De este modo, mientras las energías de las mujeres son empleadas en trabajos que suministran bienestar y cuidado a otras personas que son generalmente hombres, éstos a su vez tienen más tiempo para reforzar su estatus, para ocuparse de otros trabajos con mayor prestigio y reconocimiento social, trabajos más creativos o más importantes socialmente. Recordemos que el trabajo del cuidado tal y como está establecido en nuestras sociedades es auxiliar, es instrumental al trabajo de otras personas que son las que finalmente reciben el principal reconocimiento social por hacer su trabajo. Este aumento de poder en unos es inversamente proporcional a la carencia de poder en otras.

En la medida en que el Estado consiente y reproduce esta dinámica estamos entrando en una nueva forma de patriarcado público precisamente porque este modo de desposesión se encuentra mediado por aquel. La falta de institucionalización de los trabajos de cuidado perpetúa un proceso social mediante el cual se produce la transferencia de energías de un grupo a otro para producir distribuciones que son desiguales y que limitan a las mujeres.
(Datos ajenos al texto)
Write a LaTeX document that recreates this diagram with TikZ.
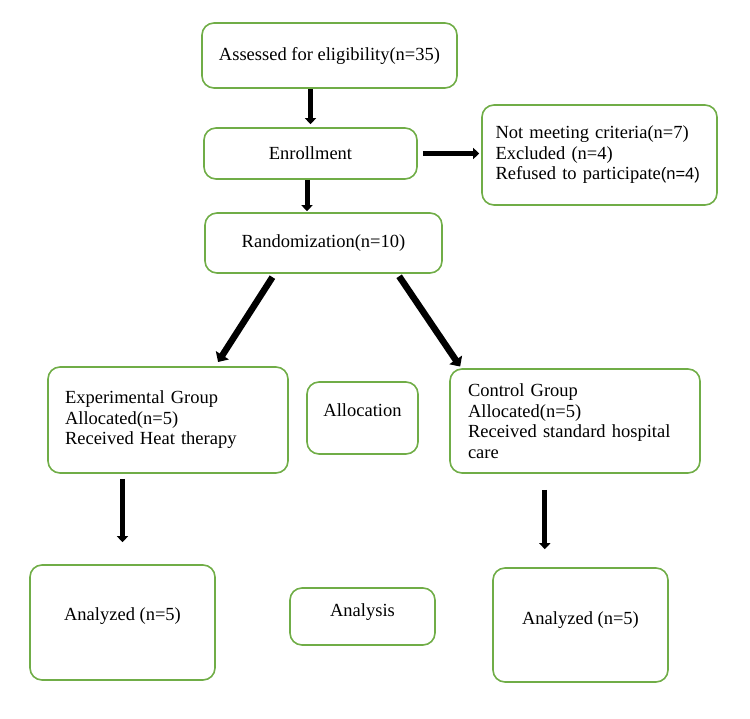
\documentclass[tikz,border=0pt]{standalone}
\usepackage{fontspec}
\setmainfont{Liberation Serif}
\setsansfont{Liberation Sans}
\usetikzlibrary{arrows.meta,calc}
\definecolor{boxgreen}{RGB}{112,173,71}
\hyphenpenalty=10000
\exhyphenpenalty=10000
\begin{document}
\begin{tikzpicture}[x=1pt,y=-1pt,
  box/.style={draw=boxgreen, line width=1.6pt, rounded corners=12pt, inner sep=0pt,
    font=\fontsize{18.5}{20.5}\selectfont, align=center},
  lbox/.style={box, align=left},
  arr/.style={draw=black, line width=5pt, -{Triangle[width=11pt,length=6pt]}},
  diagarr/.style={draw=black, line width=6.5pt, -{Triangle[width=15pt,length=8pt]}}]
\useasboundingbox (0,0) rectangle (750,718);
% boxes
\node[box, minimum width=255pt, minimum height=65pt] (assess) at (329.5,55.5) {Assessed for eligibility(n=35)};
\node[box, minimum width=213pt, minimum height=51pt] (enroll) at (310.5,153.5) {Enrollment};
\node[lbox, minimum width=235pt, minimum height=100pt, text width=208pt] (excl) at (599.5,155)
  {Not meeting criteria(n=7)\\Excluded (n=4)\\Refused to participate{\sffamily\fontsize{16.5}{20.5}\selectfont(n=4)}};
\node[box, minimum width=237pt, minimum height=60pt] (rand) at (323.5,243) {Randomization(n=10)};
\node[lbox, minimum width=240pt, minimum height=106pt, text width=206pt] (exp) at (168,420)
  {Experimental Group\\Allocated(n=5)\\Received Heat therapy};
\node[box, minimum width=111pt, minimum height=72pt, text depth=16pt] (alloc) at (362.5,418) {Allocation};
\node[lbox, minimum width=250pt, minimum height=104pt, text width=214pt] (ctrl) at (575,421)
  {Control Group\\Allocated(n=5)\\Received standard hospital\\care};
\node[box, minimum width=185pt, minimum height=115pt, text depth=17pt] (an1) at (122.5,622.5) {Analyzed (n=5)};
\node[box, minimum width=145pt, minimum height=57pt, text depth=13pt] (analysis) at (362.5,616.5) {Analysis};
\node[box, minimum width=175pt, minimum height=114pt, text depth=14pt] (an2) at (580.5,625) {Analyzed (n=5)};
% arrows
\coordinate (r1) at ($(rand.south west)!0.295!(rand.south east)$);
\coordinate (r2) at ($(rand.south west)!0.81!(rand.south east)$);
\coordinate (e1) at ($(exp.north west)!0.696!(exp.north east)$);
\coordinate (c1) at ($(ctrl.north west)!0.048!(ctrl.north east)$);
\coordinate (c2) at ($(ctrl.south west)!0.38!(ctrl.south east)$);
\coordinate (en) at ($(enroll.south)+(-3.5,0)$);
\draw[arr, shorten >=3pt] (enroll.north |- assess.south) -- (enroll.north);
\draw[arr, shorten >=1pt] (en) -- (en |- rand.north);
\draw[arr, shorten <=5pt, shorten >=2pt] (enroll.east) -- (enroll.east -| excl.west);
\draw[diagarr, shorten <=4pt, shorten >=5pt] (r1) -- (e1);
\draw[diagarr, shorten <=3pt, shorten >=2pt] (r2) -- (c1);
\draw[arr, shorten <=5pt, shorten >=22pt] (an1.north |- exp.south) -- (an1.north);
\draw[arr, shorten <=16pt, shorten >=18pt] (c2) -- (c2 |- an2.north);
\end{tikzpicture}
\end{document}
Todavía a día de hoy, en el plano social, hay muchos comportamientos, imágenes, estereotipos que refuerzan esta desposesión. Que forman parte de las prácticas culturales dominantes. Por ejemplo, ese imaginario colectivo que asume que las mujeres son más aptas para desempeñar labores de cuidado. Esas asunciones tienen su proyección en una división sexual de trabajo que persiste como parte de una estructura básica de la mayoría de las sociedades del mundo. Tal y como ya argumentaron algunas teóricas feministas como Feder o Moller, esa división es injusta porque limita las oportunidades de las mujeres para desarrollar otras capacidades y alcanzar el reconocimiento público, además de hacerlas más vulnerables a la pobreza, pues los trabajos orientados al cuidado siguen estando poco remunerados en el mejor de los escenarios.
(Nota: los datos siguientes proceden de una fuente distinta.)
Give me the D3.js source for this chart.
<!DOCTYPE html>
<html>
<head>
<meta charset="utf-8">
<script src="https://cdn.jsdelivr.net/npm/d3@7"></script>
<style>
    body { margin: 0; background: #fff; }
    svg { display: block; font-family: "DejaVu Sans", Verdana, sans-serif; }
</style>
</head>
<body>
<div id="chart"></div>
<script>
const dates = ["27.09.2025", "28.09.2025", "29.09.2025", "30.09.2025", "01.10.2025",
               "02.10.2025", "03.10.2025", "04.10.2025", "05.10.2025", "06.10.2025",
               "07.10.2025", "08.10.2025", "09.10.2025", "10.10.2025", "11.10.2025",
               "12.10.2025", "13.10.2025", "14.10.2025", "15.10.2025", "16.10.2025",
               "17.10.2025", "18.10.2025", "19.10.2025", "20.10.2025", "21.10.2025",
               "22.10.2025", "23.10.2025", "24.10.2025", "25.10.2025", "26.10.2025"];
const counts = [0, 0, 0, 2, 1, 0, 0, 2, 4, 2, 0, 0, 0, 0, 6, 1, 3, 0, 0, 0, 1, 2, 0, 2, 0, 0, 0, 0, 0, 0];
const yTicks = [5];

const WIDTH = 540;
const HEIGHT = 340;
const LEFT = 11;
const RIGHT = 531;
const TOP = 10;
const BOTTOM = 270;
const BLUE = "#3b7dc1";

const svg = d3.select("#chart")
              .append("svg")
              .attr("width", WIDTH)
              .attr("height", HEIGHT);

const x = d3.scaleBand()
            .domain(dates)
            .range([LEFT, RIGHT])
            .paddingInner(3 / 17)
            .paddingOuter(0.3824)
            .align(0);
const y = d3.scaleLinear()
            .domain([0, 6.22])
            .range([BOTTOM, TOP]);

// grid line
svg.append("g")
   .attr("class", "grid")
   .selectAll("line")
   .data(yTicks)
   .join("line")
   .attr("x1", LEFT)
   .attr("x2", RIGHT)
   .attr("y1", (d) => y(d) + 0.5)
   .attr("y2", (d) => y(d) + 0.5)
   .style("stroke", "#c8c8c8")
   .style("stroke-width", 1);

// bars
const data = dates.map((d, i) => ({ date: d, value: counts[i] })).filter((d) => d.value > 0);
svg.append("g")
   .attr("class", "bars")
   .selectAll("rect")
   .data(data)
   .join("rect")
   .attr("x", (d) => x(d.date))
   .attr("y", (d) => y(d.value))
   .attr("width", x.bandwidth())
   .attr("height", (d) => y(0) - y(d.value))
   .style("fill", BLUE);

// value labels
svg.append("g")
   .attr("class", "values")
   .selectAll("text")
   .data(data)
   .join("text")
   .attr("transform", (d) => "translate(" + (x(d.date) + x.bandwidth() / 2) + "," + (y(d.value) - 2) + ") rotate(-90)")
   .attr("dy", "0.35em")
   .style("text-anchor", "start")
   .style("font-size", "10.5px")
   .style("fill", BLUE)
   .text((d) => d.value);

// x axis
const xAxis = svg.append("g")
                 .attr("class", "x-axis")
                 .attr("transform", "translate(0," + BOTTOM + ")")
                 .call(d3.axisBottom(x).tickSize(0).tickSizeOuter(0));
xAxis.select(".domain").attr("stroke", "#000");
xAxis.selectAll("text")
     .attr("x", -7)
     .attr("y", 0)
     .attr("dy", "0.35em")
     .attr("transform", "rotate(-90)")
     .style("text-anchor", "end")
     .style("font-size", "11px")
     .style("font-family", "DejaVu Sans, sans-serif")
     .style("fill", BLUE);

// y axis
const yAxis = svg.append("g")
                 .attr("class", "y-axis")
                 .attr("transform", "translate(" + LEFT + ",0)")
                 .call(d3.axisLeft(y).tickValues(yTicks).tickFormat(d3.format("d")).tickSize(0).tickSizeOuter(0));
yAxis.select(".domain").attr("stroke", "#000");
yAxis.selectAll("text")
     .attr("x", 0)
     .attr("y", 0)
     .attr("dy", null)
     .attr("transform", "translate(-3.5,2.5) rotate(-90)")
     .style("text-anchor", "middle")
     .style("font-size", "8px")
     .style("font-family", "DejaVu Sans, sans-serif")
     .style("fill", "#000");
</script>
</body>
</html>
Esa aptitud social es un elemento de la práctica cultural dominante que se presenta como el trasfondo normal de una sociedad democrática comprometida con la igualdad. Aunque el mercado laboral abre todas las ocupaciones en conformidad con un principio de igualdad, de manera que todo el mundo puede acceder a todas ellas según el principio del mérito, de facto no sucede así. Sin embargo, aparentemente es la forma más eficiente de organizar la economía, y es justa porque el sistema ofrece iguales oportunidades para todo el mundo para competir por todas las ocupaciones. Como en un juego, es legítimo para las mujeres acabar siendo desposeídas, porque todo el mundo tiene la suerte de “competir”.
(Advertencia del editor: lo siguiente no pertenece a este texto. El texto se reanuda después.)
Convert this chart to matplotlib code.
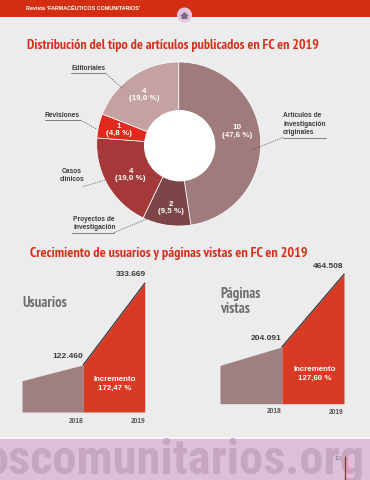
import matplotlib
matplotlib.use("Agg")
import matplotlib.pyplot as plt
from matplotlib.patches import Circle, Polygon, Rectangle

# ---- data ----
pie_counts = [10, 2, 4, 1, 4]
pie_shares = ["47,6", "9,5", "19,0", "4,8", "19,0"]
pie_colors = ["#9f7b7d", "#7c4547", "#a5393a", "#e0281c", "#c4a2a2"]
years = ["2018", "2019"]
users = [81000, 122460, 333669]
pages = [137500, 204091, 464508]
users_growth = "172,47 %"
pages_growth = "127,60 %"

W, H = 370, 480
NARROW = ["PT Sans Narrow", "Liberation Sans", "DejaVu Sans"]
COND = ["Roboto Condensed", "PT Sans Narrow", "Liberation Sans", "DejaVu Sans"]
SANS = ["Liberation Sans", "DejaVu Sans"]
BG = "#ececec"; RED = "#d92d1c"; AREA = "#a07f81"; FILL = "#d93a24"; INK = "#3b3b40"

fig = plt.figure(figsize=(W / 100, H / 100), dpi=100, facecolor=BG)

def px_axes(x0, y0, x1, y1, **kw):
    return fig.add_axes([x0 / W, 1 - y1 / H, (x1 - x0) / W, (y1 - y0) / H], **kw)

# donut
pie_ax = px_axes(96.7, 62, 260.7, 226)
pie_ax.pie(pie_counts, colors=pie_colors, startangle=90, counterclock=False, radius=1,
           wedgeprops=dict(edgecolor="white", linewidth=0.5))
pie_ax.set_xlim(-1, 1); pie_ax.set_ylim(-1, 1); pie_ax.axis("off")

def area(ax_box, values):
    ax = px_axes(*ax_box)
    ax.fill_between([0, 1], [values[0], values[1]], 0, color=AREA, lw=0)
    ax.fill_between([1, 2], [values[1], values[2]], 0, color=FILL, lw=0)
    ax.plot([1, 2], [values[1], values[2]], color="#333338", lw=0.9, clip_on=False)
    ax.set_xlim(0, 2); ax.set_ylim(0, values[2]); ax.axis("off")

area((22, 283.3, 144.7, 412), users)
area((220, 274.3, 344, 403.7), pages)

# overlay in pixel coordinates
ov = fig.add_axes([0, 0, 1, 1], zorder=5)
ov.set_xlim(0, W); ov.set_ylim(H, 0); ov.axis("off")

ov.add_patch(Rectangle((0, 0), W, 17, color="#d42e12", lw=0))
ov.add_patch(Rectangle((0, 17), W, 1.5, color="#f4f4f4", lw=0))
ov.add_patch(Rectangle((0, 437), W, 2, color="#f6f6f6", lw=0))
ov.add_patch(Rectangle((0, 439), W, 41, color="#dcc0d9", lw=0))
ov.add_patch(Circle((184.5, 15), 7.5, color="#e2c6e0", lw=0))
ov.add_patch(Polygon([(180, 16), (184.5, 12), (189, 16), (187.5, 16), (187.5, 19), (181.5, 19), (181.5, 16)],
                     color="#7d6a80", lw=0))
ov.text(26.5, 8, "Revista \u2018FARMACÉUTICOS COMUNITARIOS\u2019", color="white", fontsize=3.85,
        fontweight="bold", family=SANS, va="center", ha="left")
ov.text(-16, 474, "oscomunitarios.org", color="#c7a6c2", fontsize=35, fontweight="bold",
        family=COND, va="baseline", ha="left", clip_on=True)
ov.text(338.5, 458, "111", color="#777777", fontsize=3.5, ha="center", va="center", family=SANS)
ov.plot([344.5, 344.5], [456, 480], color="#d8102a", lw=0.9, solid_capstyle="butt", zorder=6)

ov.text(27, 45, "Distribución del tipo de artículos publicados en FC en 2019", color=RED, fontsize=10,
        fontweight="bold", family=NARROW, va="center", ha="left")
ov.text(30, 254, "Crecimiento de usuarios y páginas vistas en FC en 2019", color=RED, fontsize=10.2,
        fontweight="bold", family=NARROW, va="center", ha="left")

ov.add_patch(Circle((179.7, 145.7), 35.7, color="white", lw=0))

# donut value labels
label_xy = [(236.7, 131.7), (171, 208), (130.7, 175), (119, 130), (144, 95)]
for n, s, (x, y) in zip(pie_counts, pie_shares, label_xy):
    ov.text(x, y, f"{n}\n({s} %)", color="white", fontsize=5.8, fontweight="bold", family=SANS,
            ha="center", va="center", linespacing=1.15)

def note(x, y, txt, ha="left"):
    ov.text(x, y, txt, color=INK, fontsize=4.8, fontweight="bold", family=SANS, ha=ha, va="center",
            linespacing=1.35)

def leader(solid, dashed):
    if solid:
        ov.plot(*zip(*solid), color="#555555", lw=0.5)
    ov.plot(*zip(*dashed), color="#555555", lw=0.5, ls=(0, (2, 1.5)))

note(71, 68.5, "Editoriales"); leader([(71, 72.7), (105, 72.7)], [(105, 72.7), (123, 89)])
note(44.7, 115.7, "Revisiones"); leader([(44.7, 120), (80, 120)], [(80, 120), (96.7, 129)])
note(72, 175.5, "Casos\nclínicos", ha="center"); leader(None, [(83, 186.7), (105, 180)])
note(73, 223.5, "Proyectos de\ninvestigación"); leader([(72, 232.7), (114, 232.7)], [(114, 232.7), (146.7, 219)])
note(283, 124, "Artículos de\ninvestigación\noriginales"); leader([(283, 137.5), (326, 137.5)], [(283, 137.5), (250, 150.7)])

# area chart texts
ov.text(22.5, 303, "Usuarios", color="#6d6d72", fontsize=10.5, fontweight="bold", family=NARROW, va="center")
ov.text(220, 294, "Páginas", color="#6d6d72", fontsize=10.5, fontweight="bold", family=NARROW, va="center")
ov.text(220, 309, "vistas", color="#6d6d72", fontsize=10.5, fontweight="bold", family=NARROW, va="center")

def fmt(v):
    return f"{v:,}".replace(",", ".")

def num(x, y, v):
    ov.text(x, y, fmt(v), color=INK, fontsize=6, fontweight="bold", family=SANS, ha="right", va="center")

num(83, 357, users[1]); num(145.5, 275, users[2])
num(281.5, 339, pages[1]); num(343.5, 267, pages[2])

for x, y, t in [(76, 421.7, years[0]), (137.7, 421.7, years[1]), (274.5, 411.5, years[0]), (336, 412.5, years[1])]:
    ov.text(x, y, t, color="#55555a", fontsize=4.8, fontweight="bold", family=SANS, ha="center", va="center")

ov.text(115, 383.5, f"Incremento\n{users_growth}", color="white", fontsize=5.7, fontweight="bold", family=SANS,
        ha="center", va="center", linespacing=1.35)
ov.text(315, 373.5, f"Incremento\n{pages_growth}", color="white", fontsize=5.7, fontweight="bold", family=SANS,
        ha="center", va="center", linespacing=1.35)

fig.savefig("out.png", dpi=100, facecolor=BG)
Sin embargo, hay más mujeres que asumen las labores de cuidado. Todavía hoy existen trabajos típicamente femeninos fundamentados en labores de crianza, de educación, de cuidar el cuerpo de otros, de mediar en las tensiones que pueda haber en el ámbito laboral etc. Todos estos trabajos están basados en el género, y se realizan a menudo sin que nadie repare en ello o sin que sean reconocidos o remunerados. Es cierto que estas prácticas que forman parte de los hábitos y costumbres no se pueden sancionar con una ley. El cambio en estas aptitudes solo puede ocurrir si se toma conciencia de ellas, si se politizan. Politizarlas implica trasladarlas a la discusión pública a través de foros y medios de comunicación que nos lleven a la experimentación, a la toma de conciencia y a la formulación de representaciones culturales alternativas. Por supuesto, todo ello debería ir acompañado de una política activa de reorganización de las instituciones. De la adopción de políticas públicas que no legislen sobre el género, sino que mantengan una compresión crítica de las normas de género que imperan en la sociedad, y que son restrictivas y excluyentes. Sólo así podremos empezar a paliar este retroceso tan preocupante para la igualdad de género que se ha producido con la crisis.